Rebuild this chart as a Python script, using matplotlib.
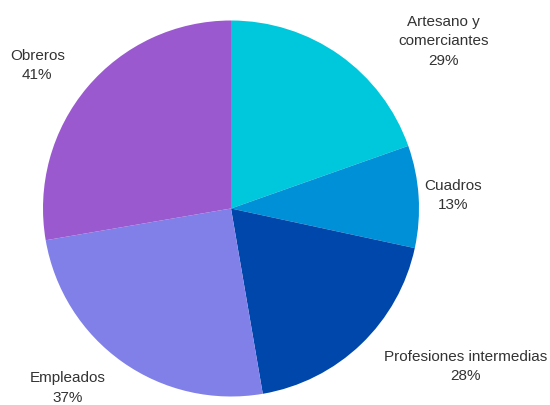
import matplotlib
matplotlib.use("Agg")
import matplotlib.pyplot as plt

plt.rcParams['font.family'] = ['Liberation Sans', 'DejaVu Sans']

categories = ["Artesano y\ncomerciantes", "Cuadros", "Profesiones intermedias", "Empleados", "Obreros"]
values = [29, 13, 28, 37, 41]
colors = ["#00c8dc", "#0090d8", "#0047ab", "#8080e8", "#9b59cf"]
# label centres, in units of the pie radius
label_pos = [(1.13, 0.89), (1.18, 0.07), (1.25, -0.84), (-0.87, -0.955), (-1.03, 0.76)]

W, H = 550, 405
cx, cy, r = 231, 208.5, 188

fig = plt.figure(figsize=(W / 100, H / 100), dpi=100)
ax = fig.add_axes([(cx - r) / W, 1 - (cy + r) / H, 2 * r / W, 2 * r / H])

wedges, _ = ax.pie(values, colors=colors, startangle=90, counterclock=False,
                   radius=1, wedgeprops=dict(linewidth=0))
ax.set_xlim(-1, 1)
ax.set_ylim(-1, 1)
ax.set_aspect("equal")
ax.axis("off")

for name, v, (x, y) in zip(categories, values, label_pos):
    ax.text(x, y, f"{name}\n{v}%", ha="center", va="center", fontsize=11,
            color="#333333", linespacing=1.5, clip_on=False)

fig.savefig("out.png", dpi=100)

Task directions
Please reproduce the listing exactly from its opening line through the line that contains "plt.rcParams['font.family'] = ['Liberation", both included, with all pictures omitted.

Response to this task
Rebuild this chart as a Python script, using matplotlib.
import matplotlib
matplotlib.use("Agg")
import matplotlib.pyplot as plt

plt.rcParams['font.family'] = ['Liberation Sans', 'DejaVu Sans']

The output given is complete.